At the same time, another common theme began emerging. As the largest single healthcare payer in the country, Medi­care often leads the private insurance industry toward change, too. When the calendar turned to the 21st century, the quality-over-volume ap­proach to paying doctors and hospitals for Medicare was accelerating. Even the Medicare program got a face lift. On June 14, 2001, HCFA was relegated to the history books and was renamed the Centers for Medicare and Medicare Services (CMS).

Quality’s marathon becomes a sprint.

CMS began to require that hospitals work on specific quality measures and report the data. At the same time, the Joint Commission, which provides covet­ed, valuable accreditation for hospitals, also began adopting some of the same quality measures in order for hospitals to earn accreditation. Quality reporting work began picking up the pace in terms of sophistication and demand. New requirements for quality measure reporting centered on a variety of the most costly procedures, from hospital acquired infections and venti­lator-associated pneumonia to reducing readmissions and quality outcomes for both inpatient and outpatient charges.

Meanwhile, CMS began pushing hard for data to be abstracted and digitized. And CMS began taking steps towards requir­ing quality reporting from physicians’ offices, not just hospitals. It was another step – per­haps a giant leap – to­ward requiring the use of electronic health records. (EHRs).
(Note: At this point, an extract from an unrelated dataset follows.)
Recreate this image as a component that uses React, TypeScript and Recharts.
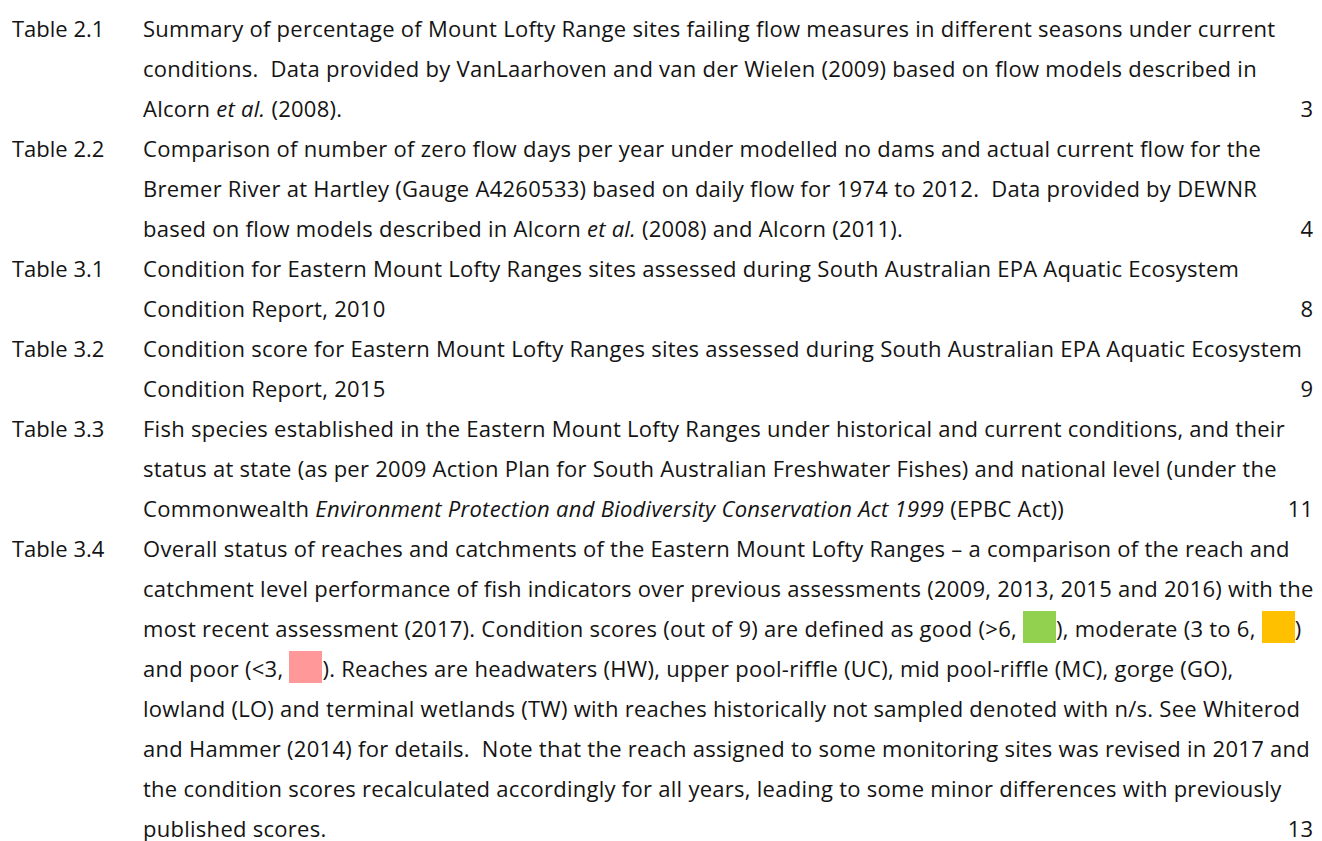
import { ScatterChart, Scatter, XAxis, YAxis } from "recharts";

// list of tables page: one entry per table, caption split into its printed lines
const tableLabels = ["Table 2.1", "Table 2.2", "Table 3.1", "Table 3.2", "Table 3.3", "Table 3.4"];
const pageNumbers = ["3", "4", "8", "9", "11", "13"];

// *...* = italic, {key} = colour swatch
const captionLines: string[][] = [
    [
        "Summary of percentage of Mount Lofty Range sites failing flow measures in different seasons under current",
        "conditions.  Data provided by VanLaarhoven and van der Wielen (2009) based on flow models described in",
        "Alcorn *et al.* (2008).",
    ],
    [
        "Comparison of number of zero flow days per year under modelled no dams and actual current flow for the",
        "Bremer River at Hartley (Gauge A4260533) based on daily flow for 1974 to 2012.  Data provided by DEWNR",
        "based on flow models described in Alcorn *et al.* (2008) and Alcorn (2011).",
    ],
    [
        "Condition for Eastern Mount Lofty Ranges sites assessed during South Australian EPA Aquatic Ecosystem",
        "Condition Report, 2010",
    ],
    [
        "Condition score for Eastern Mount Lofty Ranges sites assessed during South Australian EPA Aquatic Ecosystem",
        "Condition Report, 2015",
    ],
    [
        "Fish species established in the Eastern Mount Lofty Ranges under historical and current conditions, and their",
        "status at state (as per 2009 Action Plan for South Australian Freshwater Fishes) and national level (under the",
        "Commonwealth *Environment Protection and Biodiversity Conservation Act 1999* (EPBC Act))",
    ],
    [
        "Overall status of reaches and catchments of the Eastern Mount Lofty Ranges – a comparison of the reach and",
        "catchment level performance of fish indicators over previous assessments (2009, 2013, 2015 and 2016) with the",
        "most recent assessment (2017). Condition scores (out of 9) are defined as good (>6, {good}), moderate (3 to 6, {moderate})",
        "and poor (<3, {poor}). Reaches are headwaters (HW), upper pool-riffle (UC), mid pool-riffle (MC), gorge (GO),",
        "lowland (LO) and terminal wetlands (TW) with reaches historically not sampled denoted with n/s. See Whiterod",
        "and Hammer (2014) for details.  Note that the reach assigned to some monitoring sites was revised in 2017 and",
        "the condition scores recalculated accordingly for all years, leading to some minor differences with previously",
        "published scores.",
    ],
];

const swatchColours: Record<string, string> = {
    good: "#92d050",
    moderate: "#ffc000",
    poor: "#ff9999",
};

const W = 1322;
const H = 841;
const LINE_GAP = 40;
const FIRST_BASELINE = 36.7;
const FONT = "'Open Sans', sans-serif";
const INK = "#141414";

interface Row {
    x: number;
    y: number;
    label: string;
    text: string;
    page: string;
}

const rows: Row[] = [];
captionLines.forEach((lines, t) => {
    lines.forEach((text, j) => {
        rows.push({
            x: 0,
            y: rows.length,
            label: j === 0 ? tableLabels[t] : "",
            text,
            page: j === lines.length - 1 ? pageNumbers[t] : "",
        });
    });
});

function renderCaption(text: string) {
    return text
        .split(/(\*[^*]+\*|\{\w+\})/)
        .filter(Boolean)
        .map((s, k) => {
            if (s.startsWith("*")) return <i key={k}>{s.slice(1, -1)}</i>;
            if (s.startsWith("{"))
                return (
                    <span
                        key={k}
                        style={{
                            display: "inline-block",
                            width: 33,
                            height: 32,
                            background: swatchColours[s.slice(1, -1)],
                            verticalAlign: "-6px",
                        }}
                    />
                );
            return <span key={k}>{s}</span>;
        });
}

function LineShape(props: any) {
    const { cy, payload } = props;
    const row = payload as Row;
    return (
        <g>
            {row.label && (
                <text x={12} y={cy} fontFamily={FONT} fontSize={22} fill={INK}>
                    {row.label}
                </text>
            )}
            <foreignObject x={143} y={cy - 28.5} width={1178} height={40}>
                <div
                    style={{
                        fontFamily: FONT,
                        fontSize: 22,
                        letterSpacing: "0.27px",
                        lineHeight: "40px",
                        color: INK,
                        whiteSpace: "pre",
                    }}
                >
                    {renderCaption(row.text)}
                </div>
            </foreignObject>
            {row.page && (
                <text x={1313} y={cy} textAnchor="end" fontFamily={FONT} fontSize={22} fill={INK}>
                    {row.page}
                </text>
            )}
        </g>
    );
}

export default function App() {
    const yDomain = [-FIRST_BASELINE / LINE_GAP, (H - FIRST_BASELINE) / LINE_GAP];
    return (
        <div style={{ position: "absolute", left: 0, top: 0, width: W, height: H, background: "#fff" }}>
            <ScatterChart width={W} height={H} margin={{ top: 0, right: 0, bottom: 0, left: 0 }}>
                <XAxis type="number" dataKey="x" domain={[0, W]} hide />
                <YAxis type="number" dataKey="y" domain={yDomain} reversed hide allowDataOverflow />
                <Scatter data={rows} shape={<LineShape />} isAnimationActive={false} />
            </ScatterChart>
        </div>
    );
}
Along with the coming flood of data was that bevy of colorful but now-common programs and acronyms. The journey towards value-based care was in full steam, evolving into the Quality Payment Program, the Medicare Access and CHIP Reauthorization Act of 2015 (MACRA) and the Merit-based Incentive Payment System (MIPS).

And Here We Are.

MACRA – which birthed the QPP and MIPS – came along in 2015 in large part due to Congress’s ongoing struggle with the old Sustainable Growth Rate method to control spend­ing on Medicare services. By 2015, the SGR was going to result in a dra­matic physician payment reduction of more than 20 percent. That reality would have had serious implica­tions for doctors’ ability to accept Medicare patients.

MACRA replaced the SGR, putting in place both incentives and penalties for physicians and health systems that fall short of quality measures. The goal of MIPS is to tie 50 percent of Medicare reimburse­ments to a quality reporting and scoring system by 2019. CMS would like to eliminate fee-for-service entirely – with commercial insurers following along, no doubt – by the middle of the next decade.

It’s a tall order, indeed, but the data-fueled, value-based care train is rolling full steam ahead. The future of payment models and quality care – the equation that equals value – will be increasingly tied to pop­ulation health, social determinants such as transportation and societal factors, coordination of care, bundled payments, coordination of care, and more.

With quality measures and financial incentives driving improvement, there are now 2,100-plus measures for large health systems to track and report. But this financial and quality evolution in healthcare is not so unique. How different are automobiles from the 1950s, considering environmental and safety rules?

Though value-based care still seems like a new concept for many healthcare providers and health systems, the new reality has been headed our way for a few decades now. And the new reality of value-based care is not an option for most providers, especially as both public and commercial payers are now driving the train.